Russia's Oligarchs
Russia has not been as front and center in western news and political conversation since perhaps the Cold War. With their involvement in foreign elections, possible collusion with the Trump campaign, and the indictment of political operative Paul Manafort, Russia is grabbing headlines left and right. But the Russia we see now in the 21st century is far different from the Russia we saw back in the 50’s and 60’s. Oligarchs have risen to prominence in Russia. As attention turns towards Russia, many can not help but become intrigued by their ever powerful and wealthy elite. An oligarch is a member of an oligarchy; which Oxford Dictionaries define as “a small group of people having control of a country or organization”. How did such a concentrated group of individuals become so rich whilst the rest of the country remained relatively poor by western standards? It seems especially ironic that such a process would take place in the country that used to profess total equality through centrally planned economies and communism. It is the breakdown of that economic style, and transition from a planned economy to a market economy that funneled such great wealth to only a well-connected few. The story of how Russian oligarchs came to be is the story of privatization in Russia.
Beginning in the late 1980’s under President Gorbachev, the Soviet Union realized that if it wanted to catch up to the economic might of the US and Western Europe, it would have to implement more capitalist policies. Yet it was with the collapse of the Soviet Union that Russia privatized its assets, moving ownership from the government to the public sector. This process, referred to as Voucher Privatization or “loans for shares”, was how the government privatized its means of production and simultaneously gave birth to the Russian oligarchs we see today. Business Insider’s senior finance correspondent Linette Lopez describes the process as follows: “Russian banks lent the government money in exchange for temporary stakes in state-owned companies. If the government defaulted on its loan [which it did], the banks got to keep their stakes.”

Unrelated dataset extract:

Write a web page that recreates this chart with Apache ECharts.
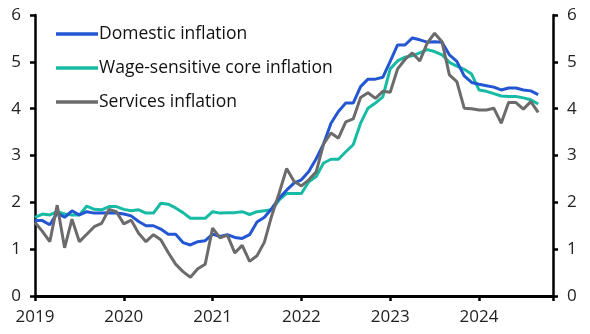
<!DOCTYPE html>
<html><head><meta charset="utf-8">
<script src="https://cdn.jsdelivr.net/npm/echarts@6/dist/echarts.min.js"></script>
<style>html,body{margin:0;padding:0;background:#fff}#c{width:590px;height:334px}</style>
</head><body><div id="c"></div>
<script>
// Monthly, Jan 2019 .. Sep 2024 (index 0 = Jan 2019)
var yearLabels = ['2019','2020','2021','2022','2023','2024'];
var seriesNames = ['Domestic inflation','Wage-sensitive core inflation','Services inflation'];
var domestic = [1.61,1.61,1.52,1.77,1.68,1.82,1.73,1.80,1.77,1.77,1.78,1.77,
  1.75,1.71,1.59,1.50,1.50,1.43,1.32,1.32,1.14,1.09,1.16,1.18,
  1.32,1.27,1.31,1.25,1.23,1.31,1.58,1.68,1.87,2.09,2.26,2.41,
  2.48,2.66,2.93,3.25,3.69,3.94,4.12,4.12,4.47,4.63,4.63,4.67,
  5.01,5.36,5.36,5.51,5.47,5.42,5.43,5.42,5.15,5.01,4.70,4.56,
  4.52,4.49,4.46,4.40,4.44,4.44,4.40,4.38,4.30];
var wageSensitive = [1.68,1.75,1.73,1.80,1.75,1.73,1.73,1.92,1.85,1.84,1.91,1.91,
  1.85,1.82,1.84,1.77,1.77,1.98,1.96,1.88,1.78,1.66,1.66,1.66,
  1.80,1.77,1.78,1.78,1.80,1.74,1.80,1.82,1.84,2.05,2.19,2.19,
  2.19,2.44,2.55,2.84,2.92,2.92,3.08,3.23,3.69,4.01,4.12,4.25,
  4.85,5.02,5.10,5.13,5.19,5.26,5.22,5.15,4.99,4.91,4.84,4.74,
  4.40,4.37,4.32,4.27,4.26,4.26,4.23,4.19,4.10];
var services = [1.57,1.38,1.16,1.94,1.03,1.64,1.16,1.32,1.48,1.55,1.85,1.80,
  1.54,1.62,1.34,1.16,1.31,1.20,0.93,0.68,0.52,0.40,0.58,0.68,
  1.45,1.24,1.30,0.92,1.08,0.74,0.86,1.15,1.72,2.20,2.72,2.45,
  2.35,2.48,2.65,3.25,3.48,3.37,3.72,3.78,4.24,4.34,4.22,4.37,
  4.35,4.85,5.05,5.19,5.02,5.40,5.61,5.43,4.72,4.58,4.01,4.00,
  3.97,3.97,4.01,3.69,4.13,4.13,3.99,4.15,3.92];

function pairs(arr){ return arr.map(function(v,i){ return [i,v]; }); }

var font = 'Open Sans';
var chart = echarts.init(document.getElementById('c'), null, {renderer:'canvas'});
var yAxisCommon = {
  type:'value', min:0, max:6, interval:1,
  splitLine:{show:false},
  axisLine:{show:true, lineStyle:{color:'#000', width:2.5}},
  axisTick:{show:true, inside:false, length:5, lineStyle:{color:'#000', width:2.5}},
  axisLabel:{color:'#222', fontSize:17, fontFamily:font, margin:14}
};
chart.setOption({
  animation:false,
  grid:{left:35, right:37, top:15, bottom:38, containLabel:false},
  legend:{
    left:51, top:20, orient:'vertical', itemGap:16,
    icon:'rect', itemWidth:42, itemHeight:3.5,
    textStyle:{fontSize:17.5, fontFamily:font, color:'#111', padding:[0,0,0,-4]},
    data:seriesNames
  },
  xAxis:{
    type:'value', min:0, max:70, interval:12,
    splitLine:{show:false},
    axisLine:{show:true, onZero:false, lineStyle:{color:'#000', width:3}},
    axisTick:{show:true, length:5, lineStyle:{color:'#000', width:2.5}},
    axisLabel:{color:'#222', fontSize:17, fontFamily:font, margin:13,
      formatter:function(v){ var k=v/12; return (k===Math.floor(k) && yearLabels[k]) ? yearLabels[k] : ''; }}
  },
  yAxis:[
    Object.assign({position:'left'}, yAxisCommon),
    Object.assign({position:'right'}, yAxisCommon)
  ],
  series:[
    {name:seriesNames[0], type:'line', data:pairs(domestic), showSymbol:false, z:3,
      lineStyle:{color:'#2356d3', width:3}, itemStyle:{color:'#2356d3'}},
    {name:seriesNames[1], type:'line', data:pairs(wageSensitive), showSymbol:false, z:2,
      lineStyle:{color:'#17bba3', width:3}, itemStyle:{color:'#17bba3'}},
    {name:seriesNames[2], type:'line', data:pairs(services), showSymbol:false, z:4,
      lineStyle:{color:'#6b6b6b', width:3}, itemStyle:{color:'#6b6b6b'}}
  ]
});
</script></body></html>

Two important components of this process led to the formation of an extremely wealthy few. Firstly, no foreign investors were allowed to acquire these shares. Secondly, the Russian government picked certain banks to facilitate the auctions of these state-owned companies, often giving those banks the advantage of winning ownership of the most valuable assets for very good deals. As the executives of these Russian banks gained more and more of these companies, they used their power to coerce less wealthy people to sell their shares upwards to them. Thus, the mountains of wealth formed and the valleys below dried out. Pre-established Russian businessmen rode the wave of capitalism through Russia and Eastern Europe, today finding themselves among the wealthiest people in the world.
Moscow is home to almost 70 billionaires. The only cities to top this many billionaires world-wide are Hong Kong and New York. Russian citizens are paying the price for having so many oligarchs. This extremely wealthy top 1% owns over two-thirds of the country’s total wealth. The bottom 10%, composed of 20 million people, lives below the national poverty line (200 USD per month). In response to the verdict on election meddling, the US Treasury Department released a list of “senior political figures and oligarchs in the Russian Federation”. Of the 114 people on the list, 96 of them were oligarchs. The richest of them all is a man named Aleksey Mordashov. With investments in Russia’s largest tourism, mining, and engineering companies, among other things, Forbes values his net worth at approximately 19.6 billion USD. With a GDP per capita of 8,748 USD, that means Mordashov has accumulated wealth worth 2,240,420 times more than what the average Russian citizen spends in a year.
Such stark inequality has fueled an all-too-familiar communist and anti-elitist populism in Russia. The rise to power of Vladimir Putin has pushed back against the political might of the oligarchs, but has not necessarily attempted to reallocate their wealth. Shortly after Putin rose to power in the early 2000s, he had the billionaire oligarch Mikhail Khodorkovsky arrested and thrown in jail. This was “widely interpreted as a declaration of war against the so-called oligarchs” (Foreign Affairs). So the war between Putin and the politically inclined oligarchs began. The deal that Putin would leave the oligarchs’ business dealings alone if they remained out of the political realm did not last long. Oligarchs with media empires, such as Vladimir Gusinsky, used their influence over the nation’s news outlets to attack Putin. But Putin was determined to not be overpowered, thus yielding the government’s authority, Putin furtively threatened his challengers. He issued “charges of underpayment, tax evasion, bribery, [and] murder” against them, warning the result would be either exile or jail-time. The current state of affairs between Putin’s government and Russian oligarchs remains mutually hostile, as Putin and his government continue to believe that these oligarchs obtained their wealth through the flawed process of “loans for shares” back in the 1990’s.
The future of Russian oligarchs may seem dim, but nothing is for sure. All that is for certain is the fact that they continue to rank among the wealthiest and most captivating individuals in modern history.